Ирис, любовь моя, — радости нет в моем сердце,

Недолговечна надежда, как цвет вишневый:

ветер развеет…

Ветер-клинок занесен над этой землею:

Ветви сосны — защитят ли стебель полыни?

«Зачем ты, т'айро…» Но, откликаясь, зазвенела льалль пронзительной горечью:

— Радости нет в моем сердце, о названый брат мой,

Слышу я ветер заката, поющий разлуку

сталью звенящей,

Вижу я гневное пламя — боль в моем сердце,

И не укрыться сосне на ладони вершины…

И снова — две мелодии, как руки в безнадежном жесте несоприкосновения:

Ирис, любовь моя, — радости нет в моем сердце,

Вишни цветущей ветвь — надежда, о брат мой,

недолговечна.

Ветви сосны — защитят ли стебель полыни?

Что защитит сосну на ладони вершины…

Я отложил Книгу. Свеча на столе уже отчаянно трещала, догорая, почти не давала света, но я все равно видел строки. Я затеплил еще одну свечу. Странно было у меня на душе. Светло и печально, и в то же время какое-то болезненное, неприятное чувство, схожее с досадой, терзало меня. Почему? Может, я пенял самому себе за то, что поддался обаянию повести? Или — или я в душе негодовал на Мелькора за то, что он создал этот народ, но не сумел его уберечь, потому что создал его похожим на перетянутую струну — она лопнет при любом прикосновении.

Душа моя была в смятении. И в сомнении. Прости меня, Единый…

Стояла глухая ночь. Наверное, скоро уже и предрассветье начнется. Голова была на удивление легкой — настолько легкой, что даже немного кружилась. Я вдруг заметил, что мелко дрожу — камин давно погас, даже угли прогорели. Наступал предрассветный час, который наши древние предки называли недобрым, волчьим часом. Да, чувствовал я себя очень неуютно. Надо было отдохнуть.

Я запер комнату изнутри, забрался в закуток, где у меня на дощатой койке лежала пара теплых плащей, и попытался заснуть. В конце концов удалось.

Спал я недолго — привык. Поутру, умывшись на дворе прямо из колодца ледяной водой и перехватив кой-чего на кухне у охраны, я приказал привести Борондира.

— Я бы хотел поговорить с вами о символах, — сказал я, отыскав нужную страницу. — Вот это стихотворение, которое я просто не понял.
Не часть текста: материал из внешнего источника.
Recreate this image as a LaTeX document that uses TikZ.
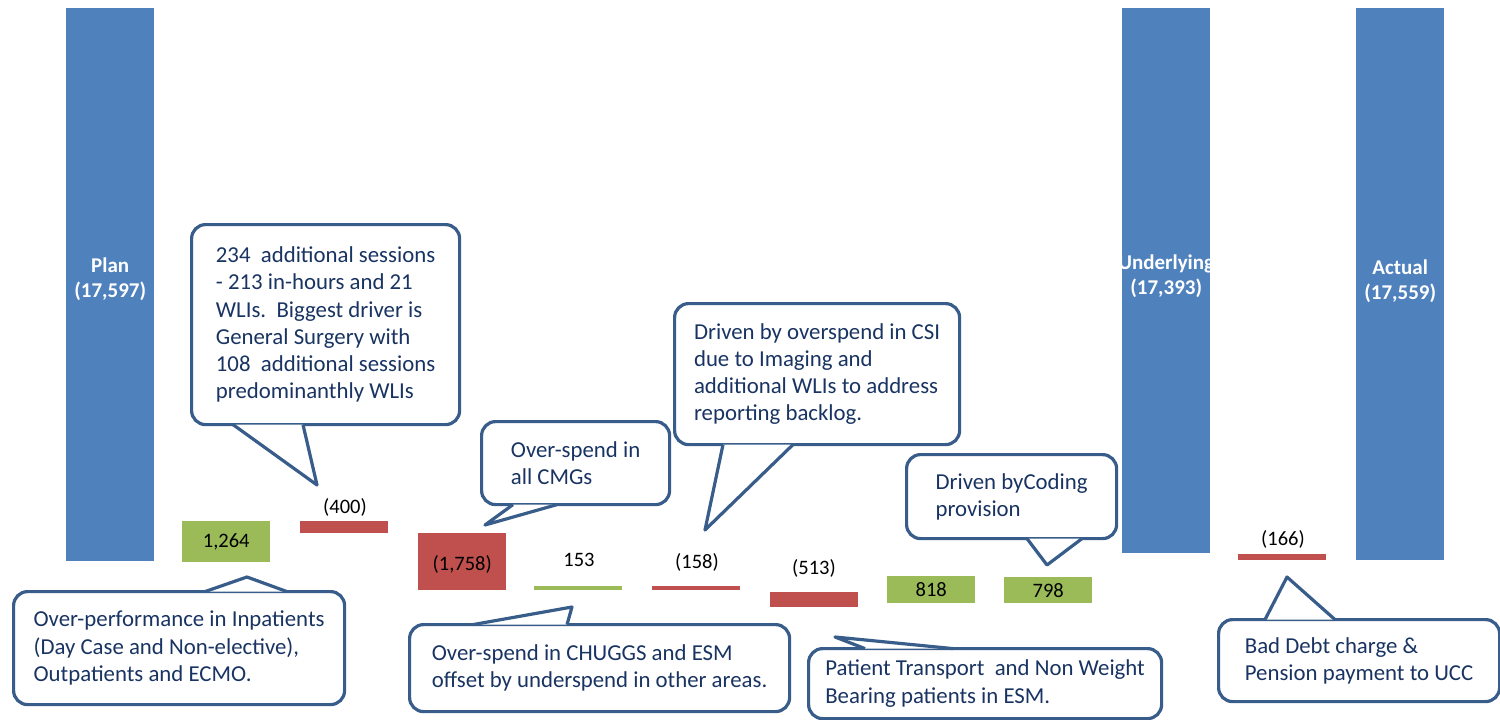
\documentclass[tikz,border=0pt]{standalone}
\usepackage{fontspec}
\setmainfont{Carlito}
\usepackage{tikz}
\definecolor{totblue}{RGB}{79,129,189}
\definecolor{negred}{RGB}{192,80,77}
\definecolor{posgreen}{RGB}{155,187,89}
\definecolor{noteline}{RGB}{56,93,138}
\definecolor{notetext}{RGB}{25,52,98}

\begin{document}
\begin{tikzpicture}[x=1pt,y=-1pt,
    bar/.style={inner sep=0pt, minimum width=88pt, anchor=north west},
    tot/.style={text=white, align=center, font=\bfseries\fontsize{21}{25}\selectfont},
    val/.style={inner sep=0pt, font=\fontsize{20.5}{24}\selectfont},
    note/.style={draw=noteline, line width=3.2pt, fill=white, rounded corners=14pt,
      text=notetext, align=left, anchor=north west, inner sep=0pt,
      font=\fontsize{22.8}{27.2}\selectfont},
    ptr/.style={draw=noteline, fill=white, line width=3.2pt, line join=round}]
    \useasboundingbox (0,0) rectangle (1500,720);

    % bars
    \node[bar, fill=totblue, minimum height=553pt] (plan) at (66,8) {};
    \node[bar, fill=posgreen, minimum height=41pt] (g1264) at (182,521) {};
    \node[bar, fill=negred, minimum height=12pt] (r400) at (300,521) {};
    \node[bar, fill=negred, minimum height=57pt] (r1758) at (418,533) {};
    \node[bar, fill=posgreen, minimum height=4pt] (g153) at (534,586) {};
    \node[bar, fill=negred, minimum height=4pt] (r158) at (652,586) {};
    \node[bar, fill=negred, minimum height=15pt] (r513) at (770,592) {};
    \node[bar, fill=posgreen, minimum height=27pt] (g818) at (887,576) {};
    \node[bar, fill=posgreen, minimum height=26pt] (g798) at (1004,577) {};
    \node[bar, fill=totblue, minimum height=545pt] (under) at (1122,8) {};
    \node[bar, fill=negred, minimum height=6pt] (r166) at (1238,554) {};
    \node[bar, fill=totblue, minimum height=552pt] (actual) at (1356,8) {};

    % bar labels
    \node[tot] (lplan) at ([yshift=5pt]plan) {Plan\\(17,597)};
    \node[tot] (lunder) at ([yshift=4pt]under) {Underlying\\(17,393)};
    \node[tot] (lactual) at ([yshift=3pt]actual) {Actual\\(17,559)};
    \node[val] (v1264) at (g1264) {1,264};
    \node[val] (v400) at (345,507) {(400)};
    \node[val] (v1758) at ([yshift=-3pt]r1758) {(1,758)};
    \node[val] (v153) at (579,560) {153};
    \node[val] (v158) at (697,562) {(158)};
    \node[val] (v513) at (814,568) {(513)};
    \node[val] (v818) at (g818) {818};
    \node[val] (v798) at (g798) {798};
    \node[val] (v166) at (1283,539) {(166)};

    % callouts
    \coordinate (tPerf) at (247,577);
    \coordinate (tSess) at (317,485);
    \coordinate (tCMG) at (485,525);
    \coordinate (tCSI) at (705,530);
    \coordinate (tCoding) at (1047,565);
    \coordinate (tChug) at (572,607);
    \coordinate (tTrans) at (835,637);
    \coordinate (tDebt) at (1287,577);

    \node[note, minimum width=331pt, minimum height=113pt] (cPerf) at (12,590)
      {Over-performance in Inpatients\\(Day Case and Non-elective),\\Outpatients and ECMO.};
    \filldraw[ptr] ([xshift=193pt,yshift=-1.6pt]cPerf.north west) -- (tPerf)
      -- ([xshift=275pt,yshift=-1.6pt]cPerf.north west);

    \node[note, minimum width=268pt, minimum height=200pt] (cSess) at (190,223)
      {234\ \ additional sessions\\- 213 in-hours and 21\\WLIs.\ \ Biggest driver is\\General Surgery with\\108\ \ additional sessions\\predominanthly WLIs};
    \filldraw[ptr] ([xshift=43pt,yshift=1.6pt]cSess.south west) -- (tSess)
      -- ([xshift=113pt,yshift=1.6pt]cSess.south west);

    \node[note, minimum width=188pt, minimum height=83pt] (cCMG) at (480,420)
      {Over-spend in\\all CMGs};
    \filldraw[ptr] ([xshift=33pt,yshift=1.6pt]cCMG.south west) -- (tCMG)
      -- ([xshift=77pt,yshift=1.6pt]cCMG.south west);

    \node[note, minimum width=285pt, minimum height=141pt] (cCSI) at (673,302)
      {Driven by overspend in CSI\\due to Imaging and\\additional WLIs to address\\reporting backlog.};
    \filldraw[ptr] ([xshift=50pt,yshift=1.6pt]cCSI.south west) -- (tCSI)
      -- ([xshift=120pt,yshift=1.6pt]cCSI.south west);

    \node[note, minimum width=210pt, minimum height=84pt] (cCoding) at (905,453)
      {Driven byCoding\\provision};
    \filldraw[ptr] ([xshift=122pt,yshift=1.6pt]cCoding.south west) -- (tCoding)
      -- ([xshift=177pt,yshift=1.6pt]cCoding.south west);

    \node[note, minimum width=380pt, minimum height=87pt] (cChug) at (408,623)
      {Over-spend in CHUGGS and ESM\\offset by underspend in other areas.};
    \filldraw[ptr] ([xshift=65pt,yshift=-1.6pt]cChug.north west) -- (tChug)
      -- ([xshift=159pt,yshift=-1.6pt]cChug.north west);

    \node[note, minimum width=353pt, minimum height=70pt] (cTrans) at (807,647)
      {Patient Transport\ \ and Non Weight\\Bearing patients in ESM.};
    \filldraw[ptr] ([xshift=58pt,yshift=-1.6pt]cTrans.north west) -- (tTrans)
      -- ([xshift=146pt,yshift=-1.6pt]cTrans.north west);

    \node[note, minimum width=281pt, minimum height=82pt] (cDebt) at (1217,618)
      {Bad Debt charge \&\\Pension payment to UCC};
    \filldraw[ptr] ([xshift=48pt,yshift=-1.6pt]cDebt.north west) -- (tDebt)
      -- ([xshift=118pt,yshift=-1.6pt]cDebt.north west);
\end{tikzpicture}
\end{document}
Образно, красиво, но очень уж насыщено символами…

Борондир даже удивился.

— О, а я-то думал, что мы с вами снова будем рычать друг на друга.
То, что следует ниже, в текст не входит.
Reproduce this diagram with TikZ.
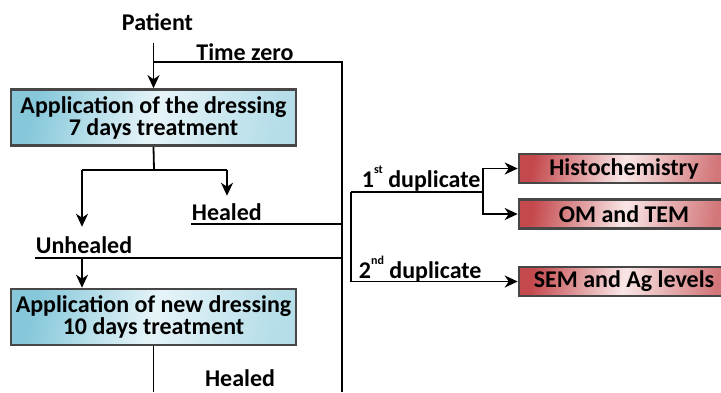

— Успеем, — заверил его я. Я заметил, что глаза его засияли, — он, несомненно, почувствовал, что я охвачен сомнениями.

— Хорошо, — улыбнулся он. — О символах так о символах. Видите ли, это немного не то, к чему мы привыкли. У Эллери Ахэ — да и потом тоже — был своеобразный язык… Даже не так. Не язык — способ выражения, способ общения. Это называлось кэнни йоолэй — слова трав. Мне трудно объяснить, я сам не владею этим искусством. Тут нужен иной образ мышления… Я могу только толковать.

Он оживился, глаза заблестели — все же он был из тех людей, которые любят делиться знанием. Я сам такой, и необходимость хранить в тайне полученные на службе знания иногда доводит меня до отчаяния. Борондир продолжал:

— Я могу пояснить на примере. В ах'энн Эллери не было слова «клятва». Даже понятия такого не было. «Обет» у них прозвучало бы как кэнни айанти, слова неба, или высокие слова, «клятва» — кэнни орэ, слова силы, «клятва верности» — кэнно къелла, слово аира. Аир в кэнни йоолэй и означает верность, защиту, обещание. Потом, уже в ах'энн Твердыни, говорили — мэй антъе къелла, «я принимаю клятву». А нарушить клятву — сломать аир, киръе къелла. Белый ирис, иэллэ, — это признание в любви, глайни, красный мак, — сватовство.